Our designer stated a generalization that “this kind of thinking (iterative?/skateboard?) is not intuitive or natural for us” and the PM and UXR etc all nodded in agreement. I found this bizarre, because in the sciences iteration is often the meta-model: whether you are constructing series approximations for mathematical functions, better higher order approximations to physical values (Feynman diagrams), constructing theoretical models which iteratively improve our understanding of the world (up to a certain point, recall the Ptolemaic universe and epicycles bloody epicycles) or expand the domain of applicability or building better experiments (the first gravitational wave detector was built in the 1960s, and it took until 2016 and ~ 10 science, design and engineering iterations to finally detect one). Of course, there are paradigm changing theories (Heliocentrism, Newtonian mechanics, special relativity, general relativity, quantum mechanics …) and experiments (the quantum hall effect) as well.

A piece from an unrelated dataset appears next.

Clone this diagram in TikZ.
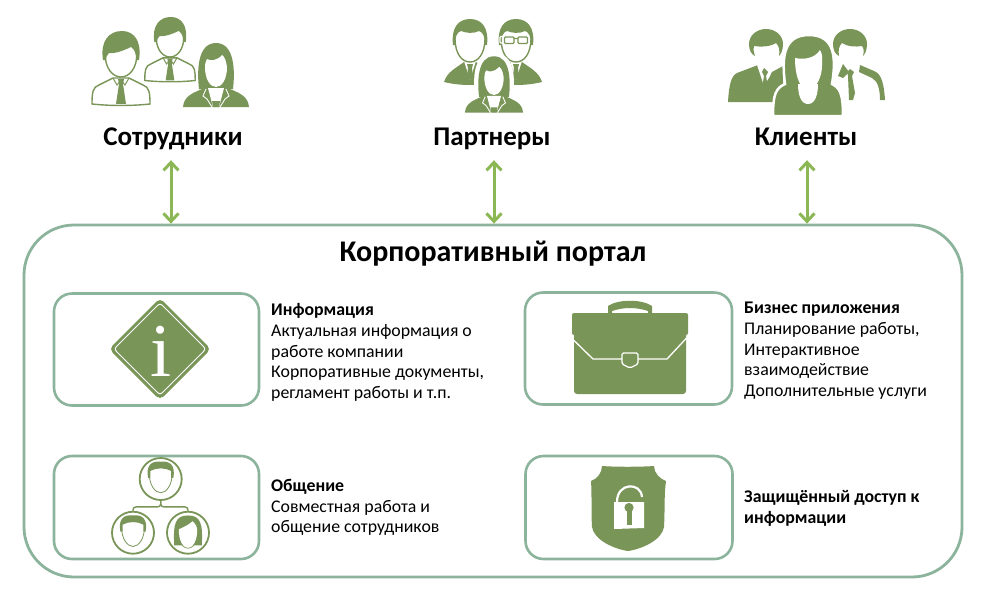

But this (the earlier, pre “skateboard” stance) explains why I faced so much resistance to my desire to simplify the product offering we were considering.
Finally, perhaps due to my science background, one deep flaw I see in both the skateboard and the bicycle models is the assumed linearity — it doesn’t account for evolutionary dead-ends and failures and it incorrectly sets us up to expect some kind of linear progress. Because we are all so positive, somebody pointed out that there is no such thing as “failure” — which again, is too broad a generalization: sometimes you don’t learn anything other than “don’t do this specific thing”.